Written exercise: Skip all pictures, then copy the lines from the start of the data through the line with "XAxis, YAxis, CartesianGrid", keeping both ends.

"""

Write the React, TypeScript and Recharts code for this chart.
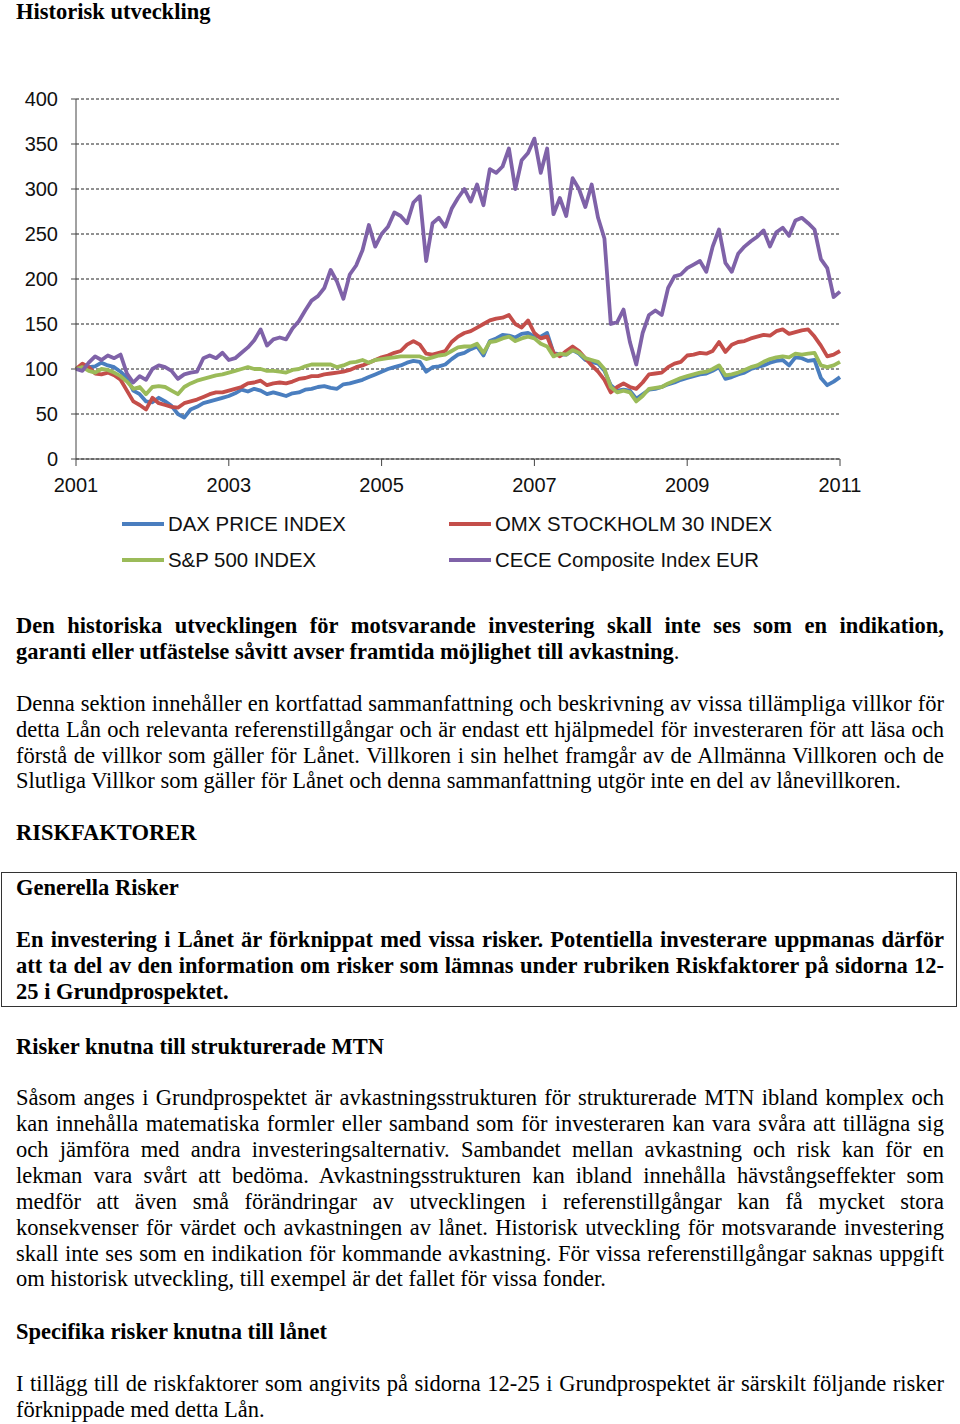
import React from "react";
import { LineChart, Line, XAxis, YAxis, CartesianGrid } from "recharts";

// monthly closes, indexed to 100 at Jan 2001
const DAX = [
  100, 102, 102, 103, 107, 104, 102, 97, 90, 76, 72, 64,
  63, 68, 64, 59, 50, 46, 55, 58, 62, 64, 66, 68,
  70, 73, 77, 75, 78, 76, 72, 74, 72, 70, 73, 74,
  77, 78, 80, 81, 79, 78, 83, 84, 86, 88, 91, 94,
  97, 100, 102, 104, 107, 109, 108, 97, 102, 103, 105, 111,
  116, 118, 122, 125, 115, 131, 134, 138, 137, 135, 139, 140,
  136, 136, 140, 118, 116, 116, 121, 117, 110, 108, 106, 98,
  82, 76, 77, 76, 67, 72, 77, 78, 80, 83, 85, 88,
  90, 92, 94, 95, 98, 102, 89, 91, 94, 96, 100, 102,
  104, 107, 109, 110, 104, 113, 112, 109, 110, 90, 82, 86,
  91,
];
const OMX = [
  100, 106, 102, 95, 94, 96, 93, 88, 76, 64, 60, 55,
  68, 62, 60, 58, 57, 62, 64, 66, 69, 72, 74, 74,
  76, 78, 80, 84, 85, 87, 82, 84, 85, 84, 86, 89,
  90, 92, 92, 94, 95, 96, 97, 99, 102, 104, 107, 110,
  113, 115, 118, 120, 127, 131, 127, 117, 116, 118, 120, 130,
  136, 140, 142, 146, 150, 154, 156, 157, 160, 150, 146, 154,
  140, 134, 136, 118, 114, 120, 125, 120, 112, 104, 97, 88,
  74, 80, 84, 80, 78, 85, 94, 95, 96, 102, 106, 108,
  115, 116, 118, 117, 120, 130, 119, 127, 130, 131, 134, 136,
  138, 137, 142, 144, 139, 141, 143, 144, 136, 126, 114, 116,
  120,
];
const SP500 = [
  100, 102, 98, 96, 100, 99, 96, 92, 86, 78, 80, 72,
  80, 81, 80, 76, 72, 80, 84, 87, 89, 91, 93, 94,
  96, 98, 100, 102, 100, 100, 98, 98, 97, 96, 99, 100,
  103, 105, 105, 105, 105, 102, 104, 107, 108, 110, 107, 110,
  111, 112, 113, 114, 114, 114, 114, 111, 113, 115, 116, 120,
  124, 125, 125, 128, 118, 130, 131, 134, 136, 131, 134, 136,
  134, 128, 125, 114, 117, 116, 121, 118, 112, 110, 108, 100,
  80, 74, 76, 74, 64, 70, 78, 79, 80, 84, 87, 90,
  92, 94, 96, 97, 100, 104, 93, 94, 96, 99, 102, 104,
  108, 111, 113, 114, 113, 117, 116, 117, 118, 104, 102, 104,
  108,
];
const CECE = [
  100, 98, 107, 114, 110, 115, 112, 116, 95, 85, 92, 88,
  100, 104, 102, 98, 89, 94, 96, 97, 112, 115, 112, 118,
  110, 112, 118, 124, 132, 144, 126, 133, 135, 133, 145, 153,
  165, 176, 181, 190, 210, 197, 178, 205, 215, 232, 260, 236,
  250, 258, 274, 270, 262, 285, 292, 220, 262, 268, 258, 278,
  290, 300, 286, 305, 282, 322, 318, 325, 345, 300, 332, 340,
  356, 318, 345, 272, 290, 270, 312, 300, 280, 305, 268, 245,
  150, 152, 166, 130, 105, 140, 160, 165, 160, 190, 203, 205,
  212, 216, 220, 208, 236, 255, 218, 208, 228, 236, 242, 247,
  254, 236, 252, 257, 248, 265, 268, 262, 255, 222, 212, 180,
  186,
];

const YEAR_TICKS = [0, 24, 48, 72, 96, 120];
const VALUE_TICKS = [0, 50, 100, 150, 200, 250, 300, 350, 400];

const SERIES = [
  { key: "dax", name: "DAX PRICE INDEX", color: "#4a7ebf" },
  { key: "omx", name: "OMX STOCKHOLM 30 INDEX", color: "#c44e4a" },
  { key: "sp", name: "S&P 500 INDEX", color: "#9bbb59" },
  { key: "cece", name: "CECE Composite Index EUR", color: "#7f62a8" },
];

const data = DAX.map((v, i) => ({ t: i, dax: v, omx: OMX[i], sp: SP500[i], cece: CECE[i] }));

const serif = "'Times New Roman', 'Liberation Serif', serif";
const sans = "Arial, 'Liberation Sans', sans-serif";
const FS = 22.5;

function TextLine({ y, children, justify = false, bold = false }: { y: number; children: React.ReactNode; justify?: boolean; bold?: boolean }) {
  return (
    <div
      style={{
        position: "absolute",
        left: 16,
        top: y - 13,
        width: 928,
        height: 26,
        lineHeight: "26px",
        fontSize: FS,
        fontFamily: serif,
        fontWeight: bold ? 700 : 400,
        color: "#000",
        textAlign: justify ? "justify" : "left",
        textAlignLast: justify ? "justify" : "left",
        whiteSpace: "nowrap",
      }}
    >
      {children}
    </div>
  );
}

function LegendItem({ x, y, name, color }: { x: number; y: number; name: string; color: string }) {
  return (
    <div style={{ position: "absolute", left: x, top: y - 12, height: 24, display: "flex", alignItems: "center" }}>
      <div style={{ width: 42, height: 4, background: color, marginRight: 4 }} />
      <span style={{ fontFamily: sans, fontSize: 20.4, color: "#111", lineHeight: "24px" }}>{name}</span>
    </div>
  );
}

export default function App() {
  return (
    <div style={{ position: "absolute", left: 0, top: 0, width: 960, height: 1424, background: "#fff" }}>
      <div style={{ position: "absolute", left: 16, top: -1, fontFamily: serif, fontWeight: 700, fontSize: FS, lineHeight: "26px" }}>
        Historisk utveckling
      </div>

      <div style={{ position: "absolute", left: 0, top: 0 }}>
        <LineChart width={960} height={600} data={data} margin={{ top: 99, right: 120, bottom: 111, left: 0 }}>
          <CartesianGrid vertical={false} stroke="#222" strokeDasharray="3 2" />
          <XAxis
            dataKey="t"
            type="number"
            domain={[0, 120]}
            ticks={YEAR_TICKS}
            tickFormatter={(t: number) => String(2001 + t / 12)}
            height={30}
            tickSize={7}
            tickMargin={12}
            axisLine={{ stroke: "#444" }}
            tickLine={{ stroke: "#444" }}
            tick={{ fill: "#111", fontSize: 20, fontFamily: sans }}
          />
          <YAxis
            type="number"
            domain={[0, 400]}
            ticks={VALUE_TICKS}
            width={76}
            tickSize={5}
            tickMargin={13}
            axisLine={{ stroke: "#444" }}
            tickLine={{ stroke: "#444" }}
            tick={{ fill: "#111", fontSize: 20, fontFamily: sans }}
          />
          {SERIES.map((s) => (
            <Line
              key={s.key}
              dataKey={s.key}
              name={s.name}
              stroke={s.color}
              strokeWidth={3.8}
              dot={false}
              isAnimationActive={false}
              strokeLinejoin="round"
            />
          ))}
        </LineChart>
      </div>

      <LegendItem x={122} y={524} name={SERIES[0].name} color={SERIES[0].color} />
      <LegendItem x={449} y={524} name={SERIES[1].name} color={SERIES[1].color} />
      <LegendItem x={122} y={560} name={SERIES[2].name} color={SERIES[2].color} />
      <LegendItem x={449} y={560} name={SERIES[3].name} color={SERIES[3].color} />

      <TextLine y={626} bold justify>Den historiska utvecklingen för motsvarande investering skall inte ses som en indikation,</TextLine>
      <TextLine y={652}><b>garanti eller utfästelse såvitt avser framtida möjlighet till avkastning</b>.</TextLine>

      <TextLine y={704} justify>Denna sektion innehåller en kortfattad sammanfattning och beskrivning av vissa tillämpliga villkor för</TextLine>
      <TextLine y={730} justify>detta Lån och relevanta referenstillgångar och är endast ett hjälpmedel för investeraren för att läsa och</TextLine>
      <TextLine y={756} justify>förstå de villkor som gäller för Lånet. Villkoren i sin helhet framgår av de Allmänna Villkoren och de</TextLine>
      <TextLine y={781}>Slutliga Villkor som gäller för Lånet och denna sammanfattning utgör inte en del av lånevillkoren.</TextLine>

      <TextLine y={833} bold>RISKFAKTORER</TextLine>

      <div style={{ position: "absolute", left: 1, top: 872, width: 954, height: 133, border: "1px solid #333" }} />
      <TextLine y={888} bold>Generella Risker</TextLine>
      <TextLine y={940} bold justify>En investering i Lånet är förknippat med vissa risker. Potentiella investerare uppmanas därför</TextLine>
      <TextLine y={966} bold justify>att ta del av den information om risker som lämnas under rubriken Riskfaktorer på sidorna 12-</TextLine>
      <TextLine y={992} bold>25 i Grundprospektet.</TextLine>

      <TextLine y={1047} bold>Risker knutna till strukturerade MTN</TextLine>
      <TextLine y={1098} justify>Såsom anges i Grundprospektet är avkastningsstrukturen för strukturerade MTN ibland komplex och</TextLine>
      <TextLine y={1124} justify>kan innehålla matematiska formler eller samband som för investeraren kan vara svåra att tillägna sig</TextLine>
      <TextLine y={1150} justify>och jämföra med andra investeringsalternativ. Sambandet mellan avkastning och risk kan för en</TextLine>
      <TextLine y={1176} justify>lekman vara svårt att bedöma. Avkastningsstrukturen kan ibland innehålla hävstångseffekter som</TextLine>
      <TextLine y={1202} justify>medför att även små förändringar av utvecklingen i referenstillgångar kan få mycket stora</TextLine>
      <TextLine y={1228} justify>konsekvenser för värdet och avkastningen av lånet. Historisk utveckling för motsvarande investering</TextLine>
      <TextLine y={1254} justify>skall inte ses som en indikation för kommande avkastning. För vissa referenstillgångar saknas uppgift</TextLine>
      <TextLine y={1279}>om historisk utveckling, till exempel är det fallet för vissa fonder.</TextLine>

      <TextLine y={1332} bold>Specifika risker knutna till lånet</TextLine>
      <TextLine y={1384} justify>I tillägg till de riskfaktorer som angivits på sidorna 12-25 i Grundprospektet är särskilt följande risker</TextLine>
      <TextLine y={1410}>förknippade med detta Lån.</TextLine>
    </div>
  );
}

"""

Final answer:
Write the React, TypeScript and Recharts code for this chart.
import React from "react";
import { LineChart, Line, XAxis, YAxis, CartesianGrid } from "recharts";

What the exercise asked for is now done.